GameDeck6 <- rbind(GameDeck, GameDeck, GameDeck, GameDeck, GameDeck, GameDeck)
If this was strictly a coding class we would complete the game.
If you think about all of the possible outcomes, the algorithm takes awhile to code. (I’ve done it.)
We will do a simple simulation to answer this question.
Simulations can be used to answer hypothetical questions from large data sets.
The simulation below is NOT optimized for efficiency
We’ll talk about writing more efficient code this semester
# create an id variable for sampling from the row numbers as.numeric specifies
# the id values should now be treated as numeric
GameDeck6$Row <- as.numeric(row.names(GameDeck6))
head(GameDeck6)
## Suit Face GameValues1 Row
## 1 clubs two 2 1
## 2 clubs three 3 2
## 3 clubs four 4 3
## 4 clubs five 5 4
## 5 clubs six 6 5
## 6 clubs seven 7 6
# Create an empty storage vector called All_Scores
All_Scores <- NULL
Every data set in R has an index variable, i.e., the row names
Row names can be accessed with the row.names function
By default, row names are the row numbers unless otherwise specified
The code above uses the row numbers to create a new variable named Row
$ is used to specify a variable in a data set.

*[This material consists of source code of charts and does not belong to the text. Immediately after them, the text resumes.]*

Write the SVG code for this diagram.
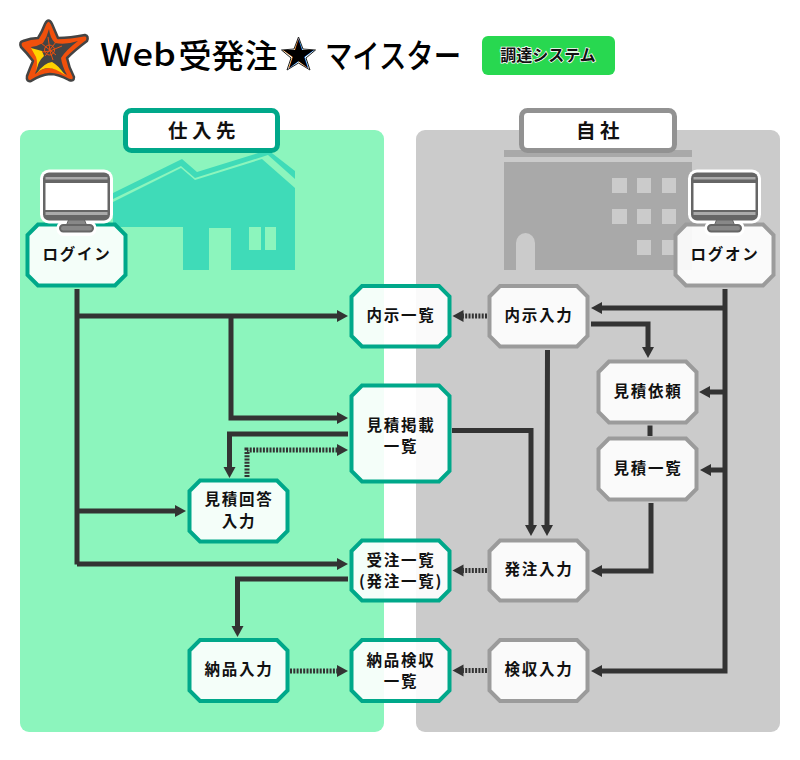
<svg xmlns="http://www.w3.org/2000/svg" xmlns:xlink="http://www.w3.org/1999/xlink" width="800" height="760" viewBox="0 0 800 760">
<style>
text{font-family:"Noto Sans CJK JP","Noto Sans",sans-serif;font-weight:700;fill:#111;text-anchor:middle}
.lb{font-size:15.5px;letter-spacing:1.700px}
.g{fill:rgba(255,255,255,.9);stroke:#00a88a;stroke-width:4}
.k{fill:rgba(255,255,255,.9);stroke:#9b9b9b;stroke-width:4}
.c{fill:none;stroke:#333;stroke-width:5;stroke-linejoin:miter}
.d{fill:none;stroke:#333;stroke-width:5;stroke-dasharray:2 1.300}
.h{fill:#333}
</style>
<defs>
<path id="ar" d="M0 0l-11-6v12z"/>
<g id="mon">
<rect x="-18" y="54" width="36" height="11" rx="5" fill="#fff" stroke="#fff" stroke-width="4"/>
<rect x="-36.500" y="0.500" width="73" height="54" rx="9" fill="#fff"/>
<rect x="-33.500" y="3.500" width="67" height="48" rx="6" fill="#666"/>
<rect x="-31" y="8" width="62" height="2.500" fill="#aaa"/>
<rect x="-31" y="14" width="62" height="27" fill="#fff"/>
<rect x="-31" y="43" width="62" height="3" fill="#aaa"/>
<path d="M-8 51h16l2 5h-20z" fill="#888" stroke="#666"/>
<rect x="-16.500" y="56" width="33" height="6.500" rx="3.200" fill="#888" stroke="#666" stroke-width="2"/>
</g>
</defs>
<rect width="800" height="760" fill="#fff"/>
<g id="logo">
<path d="M45 24Q48.500 17 52 24L58 38Q70 38 85 35Q89 36 87 41Q75 50 67 58Q69 68 74 77Q74 82 69 80Q58 74 50 74Q40 75 31 81Q26 82 27 76Q30 68 33 61Q27 53 21 47Q19 42 23 41Q31 38 38 38Q42 32 45 24Z" fill="#f1500c" stroke="#444" stroke-width="2.500" stroke-linejoin="round"/>
<path d="M49 29Q50 38 55 43Q66 45 78 41Q66 50 61 58Q62 66 67 75Q55 67 49 68Q42 68 35 74Q38 66 39 60Q35 53 31 47Q38 46 43 43Q47 37 49 29Z" fill="#444"/>
<path d="M31 48L42 51L44 56Q38 61 36 72Q38 62 36 57Z" fill="#ffd200"/>
<path d="M37 73Q44 63 52 62Q58 65 65 75Q55 68 49 68Q42 68 37 73Z" fill="#ffd200"/>
<path d="M48 37L50 51L42 52M41 43L56 55M62 46L50 51L53 60M56 42L45 56" stroke="#f1500c" stroke-width="1" fill="none"/>
<circle cx="49.500" cy="50" r="5" fill="none" stroke="#f1500c" stroke-width="1"/>
</g>
<g id="title">
<text x="138" y="66" font-size="31" textLength="76" lengthAdjust="spacingAndGlyphs" style="font-weight:500;fill:#000">Web</text>
<text x="228" y="68" font-size="33" textLength="99" lengthAdjust="spacingAndGlyphs" style="font-weight:500;fill:#000">受発注</text>
<path d="M298.500 37L303 49L315.500 50L306 58L310 70L298.500 63L287 70L291 58L281.500 50L294 49Z" fill="#fff" stroke="#222" stroke-width="1"/>
<text x="298.500" y="66" font-size="33" style="fill:#000">★</text>
<text x="393" y="68" font-size="33" textLength="136" lengthAdjust="spacingAndGlyphs" style="font-weight:500;fill:#000">マイスター</text>
</g>
<g id="badge">
<rect x="482" y="36" width="133" height="39" rx="6" fill="#28d850"/>
<text x="548" y="61" font-size="16" style="fill:#111;stroke:#fff;stroke-width:1.500;paint-order:stroke">調達システム</text>
</g>
<g id="supplier-panel">
<rect x="20" y="130" width="364" height="602" rx="9" fill="#8cf5bd"/>
<path d="M113 193L182 159L197 172L268 150L295 171V179L268 155L195 178L181 166L113 199Z" fill="#3fdbb8"/>
<path d="M113 202L181 168L195 180L262 159L295 188V270H231V228H209V270H183V227H113Z" fill="#3fdbb8"/>
<path d="M249 227h12v23h-12zM265 227h11v23h-11z" fill="#8cf5bd"/>
<rect x="125.500" y="110.500" width="152" height="40" rx="6" fill="#fff" stroke="#00a88a" stroke-width="5"/>
<text x="204" y="138" font-size="19.500" style="letter-spacing:4.500px">仕入先</text>
</g>
<g id="own-panel">
<rect x="416" y="130" width="364" height="602" rx="9" fill="#cbcbcb"/>
<path d="M504 150h188v7H504zM504 162h188v108H535V243a9.500 10 0 0 0-19 0v27h-12z" fill="#a9a9a9"/>
<path d="M612 178h15v15h-15zM637 178h14v15h-14zM662 178h14v15h-14zM612 209h15v15h-15zM637 209h14v15h-14zM662 209h14v15h-14zM637 240h14v15h-14zM662 240h14v15h-14z" fill="#cbcbcb"/>
<rect x="521.500" y="110.500" width="153" height="40" rx="6" fill="#fff" stroke="#929292" stroke-width="5"/>
<text x="600" y="138" font-size="19.500" style="letter-spacing:4.500px">自社</text>
</g>
<g id="connectors">
<path class="c" d="M77 289V564.500M77 316H340M231 316V418H340M348 434H229.500V470M77 511H178M77 564H340M348 579H237.500V629"/>
<path class="d" d="M247 477V450H340M290 671H340M487 316H461M487 570.500H461M487 670.500H461"/>
<path class="c" d="M725 289V671H599M725 308H599M725 392H707M725 470H708M591 324H648V350M650 425.500V436M547.500 350L547 528M452 430.500H531V528M651 503V571H599"/>
<g class="h">
<use xlink:href="#ar" href="#ar" x="348" y="316"/>
<use xlink:href="#ar" href="#ar" x="348" y="418"/>
<use xlink:href="#ar" href="#ar" x="348" y="450"/>
<use xlink:href="#ar" href="#ar" x="186" y="511"/>
<use xlink:href="#ar" href="#ar" x="348" y="564"/>
<use xlink:href="#ar" href="#ar" x="348" y="671"/>
<use xlink:href="#ar" href="#ar" transform="translate(229.500 478) rotate(90)"/>
<use xlink:href="#ar" href="#ar" transform="translate(237.500 637) rotate(90)"/>
<use xlink:href="#ar" href="#ar" transform="translate(452.500 316) rotate(180)"/>
<use xlink:href="#ar" href="#ar" transform="translate(452.500 570.500) rotate(180)"/>
<use xlink:href="#ar" href="#ar" transform="translate(452.500 670.500) rotate(180)"/>
<use xlink:href="#ar" href="#ar" transform="translate(591 308) rotate(180)"/>
<use xlink:href="#ar" href="#ar" transform="translate(699 392) rotate(180)"/>
<use xlink:href="#ar" href="#ar" transform="translate(700 470) rotate(180)"/>
<use xlink:href="#ar" href="#ar" transform="translate(591 571) rotate(180)"/>
<use xlink:href="#ar" href="#ar" transform="translate(591 671) rotate(180)"/>
<use xlink:href="#ar" href="#ar" transform="translate(648 358) rotate(90)"/>
<use xlink:href="#ar" href="#ar" transform="translate(547 536) rotate(90)"/>
<use xlink:href="#ar" href="#ar" transform="translate(531 536) rotate(90)"/>
</g>
</g>
<g id="n-login"><path class="g" d="M38 224.500H115L125.500 235V275L115 285.500H38L27.500 275V235Z"/><text class="lb" x="77" y="260">ログイン</text></g>
<g id="n-logon"><path class="k" d="M686 224.500H763L773.500 235V275L763 285.500H686L675.500 275V235Z"/><text class="lb" x="725" y="260">ログオン</text></g>
<g id="n-naiji-list"><path class="g" d="M362 286H439L449.500 296.500V336L439 346.500H362L351.500 336V296.500Z"/><text class="lb" x="401" y="321">内示一覧</text></g>
<g id="n-naiji-input"><path class="k" d="M500 286H577L587.500 296.500V336L577 346.500H500L489.500 336V296.500Z"/><text class="lb" x="539" y="321">内示入力</text></g>
<g id="n-req"><path class="k" d="M609 361.500H686L696.500 372V412L686 422.500H609L598.500 412V372Z"/><text class="lb" x="648" y="397">見積依頼</text></g>
<g id="n-quote-list"><path class="k" d="M609 438.500H686L696.500 449V489L686 499.500H609L598.500 489V449Z"/><text class="lb" x="648" y="474">見積一覧</text></g>
<g id="n-quote-post"><path class="g" d="M362 385.500H439L449.500 396V471L439 481.500H362L351.500 471V396Z"/><text class="lb" x="401" y="431">見積掲載</text><text class="lb" x="401" y="452">一覧</text></g>
<g id="n-quote-answer"><path class="g" d="M200 480.500H277L287.500 491V531L277 541.500H200L189.500 531V491Z"/><text class="lb" x="239" y="505">見積回答</text><text class="lb" x="239" y="527">入力</text></g>
<g id="n-order-list"><path class="g" d="M362 540.500H439L449.500 551V590L439 600.500H362L351.500 590V551Z"/><text class="lb" x="401" y="566">受注一覧</text><text class="lb" x="401" y="587">(発注一覧)</text></g>
<g id="n-order-input"><path class="k" d="M500 540.500H577L587.500 551V590L577 600.500H500L489.500 590V551Z"/><text class="lb" x="539" y="575">発注入力</text></g>
<g id="n-deliver"><path class="g" d="M200 640H277L287.500 650.500V690.500L277 701H200L189.500 690.500V650.500Z"/><text class="lb" x="239" y="675">納品入力</text></g>
<g id="n-inspect-list"><path class="g" d="M362 640H439L449.500 650.500V690.500L439 701H362L351.500 690.500V650.500Z"/><text class="lb" x="401" y="666">納品検収</text><text class="lb" x="401" y="687">一覧</text></g>
<g id="n-inspect"><path class="k" d="M500 640H577L587.500 650.500V690.500L577 701H500L489.500 690.500V650.500Z"/><text class="lb" x="539" y="675">検収入力</text></g>
<g id="monitor-left"><use xlink:href="#mon" href="#mon" x="76.500" y="169"/></g>
<g id="monitor-right"><use xlink:href="#mon" href="#mon" x="724.500" y="169"/></g>
</svg>
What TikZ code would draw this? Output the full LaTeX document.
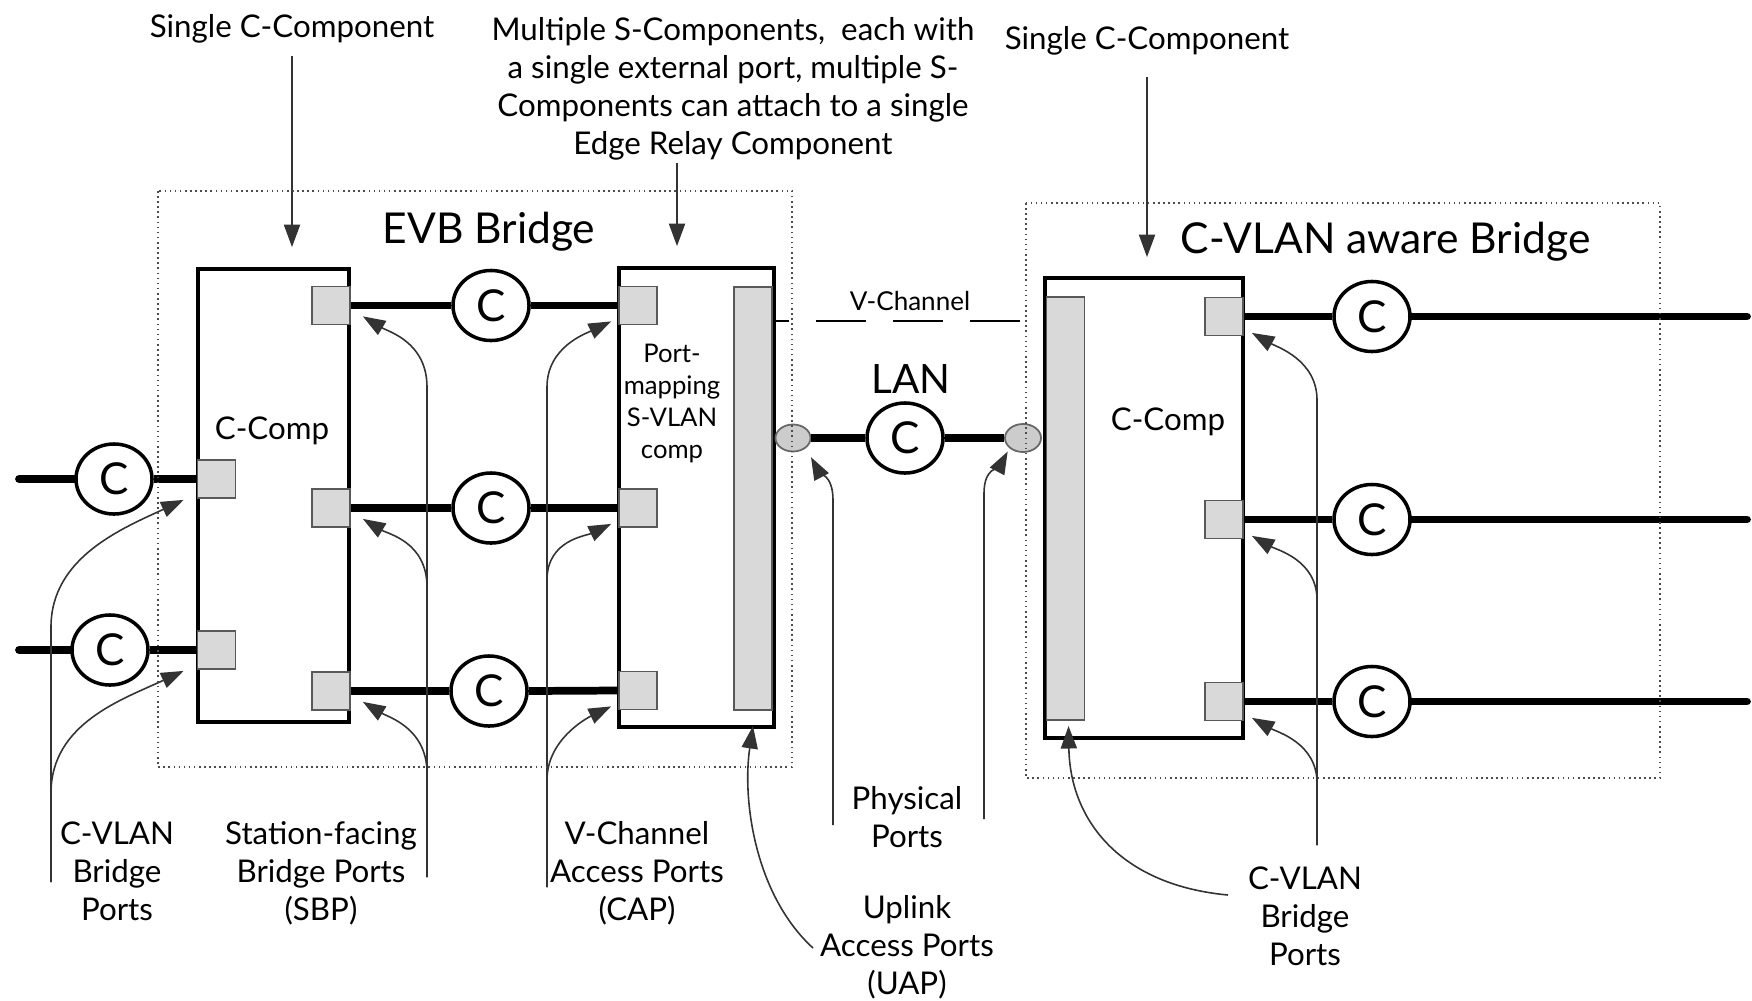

We also created an EMPTY storage data set named All_Scores by assigning it to NULL
Draws two random cards using sample function and saves them as hand2
Sums the Game Values for the two drawn cards and saves the sum as Player_Score
Puts the Player_Score in our storage vector, All_Scores, using c function
Updates counter so loop will repeat
for (i in 1:10000) {
hand2 <- sample(GameDeck6$Row, 2, replace = F)
Player_Score <- sum(GameDeck6$GameValues1[GameDeck6$Row %in% hand2])
All_Scores <- c(All_Scores, Player_Score)
i <- 1 + length(All_Scores)
}
hist(All_Scores)
# We can make it a little better by modifying the title, axis labels, and color:
# main is the title option xlab is the x axis label specifies bar color
hist(All_Scores, main = "Histogram of Blackjack Scores on Hand 1", xlab = "Blackjack Scores",
col = "lightgreen")
We can easily make this a little prettier AND interactive
We will look at other packages and commands but for today,
We’ll use a smart command, hchart, within the highcharter package
The code shown below installs and loads the highcharter package
R packages only need to be installed once (using install.packages)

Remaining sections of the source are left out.